━━━ RECORDED DATA ━━━
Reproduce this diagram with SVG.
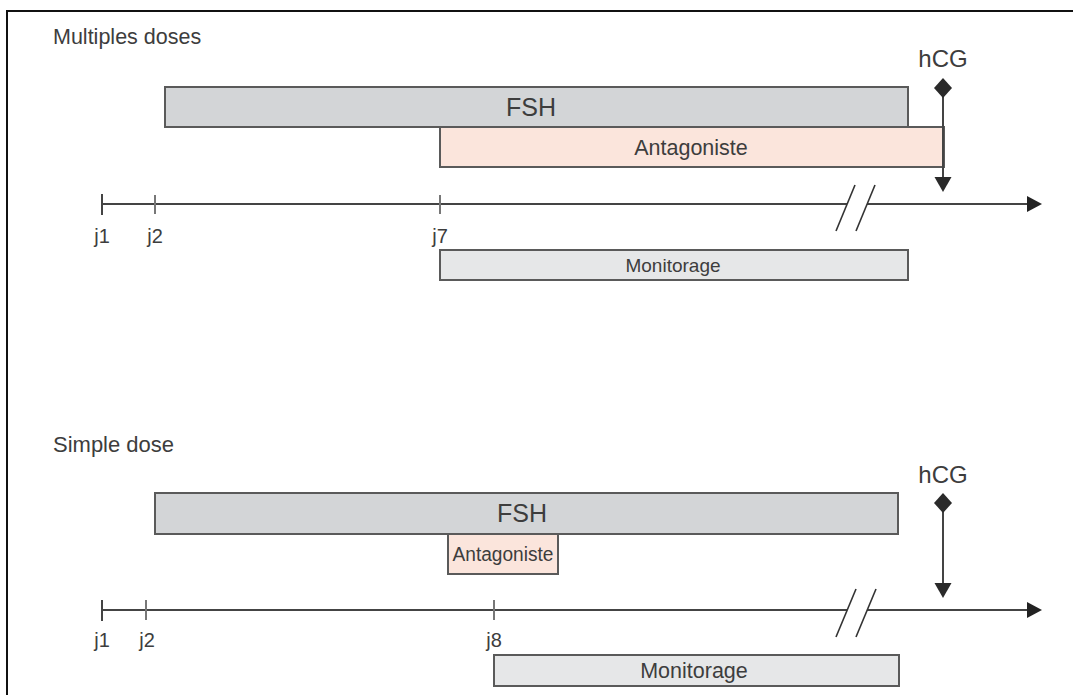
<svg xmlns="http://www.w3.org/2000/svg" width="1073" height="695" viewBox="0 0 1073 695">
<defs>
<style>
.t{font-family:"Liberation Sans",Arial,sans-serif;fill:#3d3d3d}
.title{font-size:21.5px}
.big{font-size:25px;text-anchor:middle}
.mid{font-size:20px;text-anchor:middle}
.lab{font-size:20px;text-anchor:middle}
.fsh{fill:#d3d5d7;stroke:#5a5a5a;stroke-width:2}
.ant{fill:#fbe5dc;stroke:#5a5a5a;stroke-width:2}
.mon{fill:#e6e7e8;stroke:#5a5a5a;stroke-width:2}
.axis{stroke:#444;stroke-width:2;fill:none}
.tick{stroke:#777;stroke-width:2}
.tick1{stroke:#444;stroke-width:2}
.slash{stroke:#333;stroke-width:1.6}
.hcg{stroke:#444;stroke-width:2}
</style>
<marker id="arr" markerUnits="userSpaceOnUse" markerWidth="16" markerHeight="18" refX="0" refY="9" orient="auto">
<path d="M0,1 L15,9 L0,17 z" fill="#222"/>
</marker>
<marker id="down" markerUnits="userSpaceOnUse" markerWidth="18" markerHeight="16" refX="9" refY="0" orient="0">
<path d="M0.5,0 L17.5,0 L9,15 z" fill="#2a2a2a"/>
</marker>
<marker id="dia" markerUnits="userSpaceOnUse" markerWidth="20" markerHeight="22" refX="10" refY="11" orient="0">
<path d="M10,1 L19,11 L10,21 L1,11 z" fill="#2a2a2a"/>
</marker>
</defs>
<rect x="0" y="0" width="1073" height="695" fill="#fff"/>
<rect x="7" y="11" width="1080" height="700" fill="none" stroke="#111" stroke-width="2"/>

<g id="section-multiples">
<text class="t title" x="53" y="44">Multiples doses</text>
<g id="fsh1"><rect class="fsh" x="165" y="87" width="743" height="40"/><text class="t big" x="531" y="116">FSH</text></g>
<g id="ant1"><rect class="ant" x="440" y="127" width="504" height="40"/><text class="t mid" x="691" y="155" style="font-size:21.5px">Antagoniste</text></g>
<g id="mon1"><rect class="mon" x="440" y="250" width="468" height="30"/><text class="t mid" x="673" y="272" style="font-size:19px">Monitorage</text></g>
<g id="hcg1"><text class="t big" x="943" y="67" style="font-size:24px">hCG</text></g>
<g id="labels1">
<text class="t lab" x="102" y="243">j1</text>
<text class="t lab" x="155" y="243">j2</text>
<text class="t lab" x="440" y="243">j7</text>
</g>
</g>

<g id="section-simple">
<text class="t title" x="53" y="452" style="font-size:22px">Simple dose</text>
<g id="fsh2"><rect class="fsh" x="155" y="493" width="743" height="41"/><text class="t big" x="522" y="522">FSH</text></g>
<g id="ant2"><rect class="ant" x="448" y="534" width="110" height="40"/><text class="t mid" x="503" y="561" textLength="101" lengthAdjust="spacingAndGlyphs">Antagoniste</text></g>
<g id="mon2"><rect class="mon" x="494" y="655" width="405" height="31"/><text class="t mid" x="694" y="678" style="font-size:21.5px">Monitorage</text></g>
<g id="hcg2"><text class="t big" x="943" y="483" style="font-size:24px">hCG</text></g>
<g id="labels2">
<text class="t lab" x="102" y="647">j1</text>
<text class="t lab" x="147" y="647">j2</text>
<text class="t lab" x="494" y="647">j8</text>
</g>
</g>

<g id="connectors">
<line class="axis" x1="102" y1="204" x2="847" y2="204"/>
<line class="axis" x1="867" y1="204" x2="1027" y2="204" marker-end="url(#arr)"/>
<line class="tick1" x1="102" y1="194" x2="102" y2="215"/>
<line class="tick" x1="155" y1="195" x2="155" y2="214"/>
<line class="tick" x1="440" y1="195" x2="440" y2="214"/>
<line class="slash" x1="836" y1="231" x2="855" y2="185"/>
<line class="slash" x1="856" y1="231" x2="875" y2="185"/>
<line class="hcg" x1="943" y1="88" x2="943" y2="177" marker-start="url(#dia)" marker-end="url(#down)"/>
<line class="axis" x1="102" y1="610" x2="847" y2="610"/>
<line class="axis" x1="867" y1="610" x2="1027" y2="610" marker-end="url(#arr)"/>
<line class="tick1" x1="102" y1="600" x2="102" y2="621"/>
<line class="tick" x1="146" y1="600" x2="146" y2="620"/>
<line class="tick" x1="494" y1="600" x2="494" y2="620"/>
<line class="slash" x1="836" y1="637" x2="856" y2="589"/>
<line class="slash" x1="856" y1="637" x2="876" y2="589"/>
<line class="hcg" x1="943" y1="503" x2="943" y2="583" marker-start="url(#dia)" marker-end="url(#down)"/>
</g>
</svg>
━━━
Restate the whole of the material word for word without the pictures.

Reproduce this diagram with SVG.
<svg xmlns="http://www.w3.org/2000/svg" width="1073" height="695" viewBox="0 0 1073 695">
<defs>
<style>
.t{font-family:"Liberation Sans",Arial,sans-serif;fill:#3d3d3d}
.title{font-size:21.5px}
.big{font-size:25px;text-anchor:middle}
.mid{font-size:20px;text-anchor:middle}
.lab{font-size:20px;text-anchor:middle}
.fsh{fill:#d3d5d7;stroke:#5a5a5a;stroke-width:2}
.ant{fill:#fbe5dc;stroke:#5a5a5a;stroke-width:2}
.mon{fill:#e6e7e8;stroke:#5a5a5a;stroke-width:2}
.axis{stroke:#444;stroke-width:2;fill:none}
.tick{stroke:#777;stroke-width:2}
.tick1{stroke:#444;stroke-width:2}
.slash{stroke:#333;stroke-width:1.6}
.hcg{stroke:#444;stroke-width:2}
</style>
<marker id="arr" markerUnits="userSpaceOnUse" markerWidth="16" markerHeight="18" refX="0" refY="9" orient="auto">
<path d="M0,1 L15,9 L0,17 z" fill="#222"/>
</marker>
<marker id="down" markerUnits="userSpaceOnUse" markerWidth="18" markerHeight="16" refX="9" refY="0" orient="0">
<path d="M0.5,0 L17.5,0 L9,15 z" fill="#2a2a2a"/>
</marker>
<marker id="dia" markerUnits="userSpaceOnUse" markerWidth="20" markerHeight="22" refX="10" refY="11" orient="0">
<path d="M10,1 L19,11 L10,21 L1,11 z" fill="#2a2a2a"/>
</marker>
</defs>
<rect x="0" y="0" width="1073" height="695" fill="#fff"/>
<rect x="7" y="11" width="1080" height="700" fill="none" stroke="#111" stroke-width="2"/>

<g id="section-multiples">
<text class="t title" x="53" y="44">Multiples doses</text>
<g id="fsh1"><rect class="fsh" x="165" y="87" width="743" height="40"/><text class="t big" x="531" y="116">FSH</text></g>
<g id="ant1"><rect class="ant" x="440" y="127" width="504" height="40"/><text class="t mid" x="691" y="155" style="font-size:21.5px">Antagoniste</text></g>
<g id="mon1"><rect class="mon" x="440" y="250" width="468" height="30"/><text class="t mid" x="673" y="272" style="font-size:19px">Monitorage</text></g>
<g id="hcg1"><text class="t big" x="943" y="67" style="font-size:24px">hCG</text></g>
<g id="labels1">
<text class="t lab" x="102" y="243">j1</text>
<text class="t lab" x="155" y="243">j2</text>
<text class="t lab" x="440" y="243">j7</text>
</g>
</g>

<g id="section-simple">
<text class="t title" x="53" y="452" style="font-size:22px">Simple dose</text>
<g id="fsh2"><rect class="fsh" x="155" y="493" width="743" height="41"/><text class="t big" x="522" y="522">FSH</text></g>
<g id="ant2"><rect class="ant" x="448" y="534" width="110" height="40"/><text class="t mid" x="503" y="561" textLength="101" lengthAdjust="spacingAndGlyphs">Antagoniste</text></g>
<g id="mon2"><rect class="mon" x="494" y="655" width="405" height="31"/><text class="t mid" x="694" y="678" style="font-size:21.5px">Monitorage</text></g>
<g id="hcg2"><text class="t big" x="943" y="483" style="font-size:24px">hCG</text></g>
<g id="labels2">
<text class="t lab" x="102" y="647">j1</text>
<text class="t lab" x="147" y="647">j2</text>
<text class="t lab" x="494" y="647">j8</text>
</g>
</g>

<g id="connectors">
<line class="axis" x1="102" y1="204" x2="847" y2="204"/>
<line class="axis" x1="867" y1="204" x2="1027" y2="204" marker-end="url(#arr)"/>
<line class="tick1" x1="102" y1="194" x2="102" y2="215"/>
<line class="tick" x1="155" y1="195" x2="155" y2="214"/>
<line class="tick" x1="440" y1="195" x2="440" y2="214"/>
<line class="slash" x1="836" y1="231" x2="855" y2="185"/>
<line class="slash" x1="856" y1="231" x2="875" y2="185"/>
<line class="hcg" x1="943" y1="88" x2="943" y2="177" marker-start="url(#dia)" marker-end="url(#down)"/>
<line class="axis" x1="102" y1="610" x2="847" y2="610"/>
<line class="axis" x1="867" y1="610" x2="1027" y2="610" marker-end="url(#arr)"/>
<line class="tick1" x1="102" y1="600" x2="102" y2="621"/>
<line class="tick" x1="146" y1="600" x2="146" y2="620"/>
<line class="tick" x1="494" y1="600" x2="494" y2="620"/>
<line class="slash" x1="836" y1="637" x2="856" y2="589"/>
<line class="slash" x1="856" y1="637" x2="876" y2="589"/>
<line class="hcg" x1="943" y1="503" x2="943" y2="583" marker-start="url(#dia)" marker-end="url(#down)"/>
</g>
</svg>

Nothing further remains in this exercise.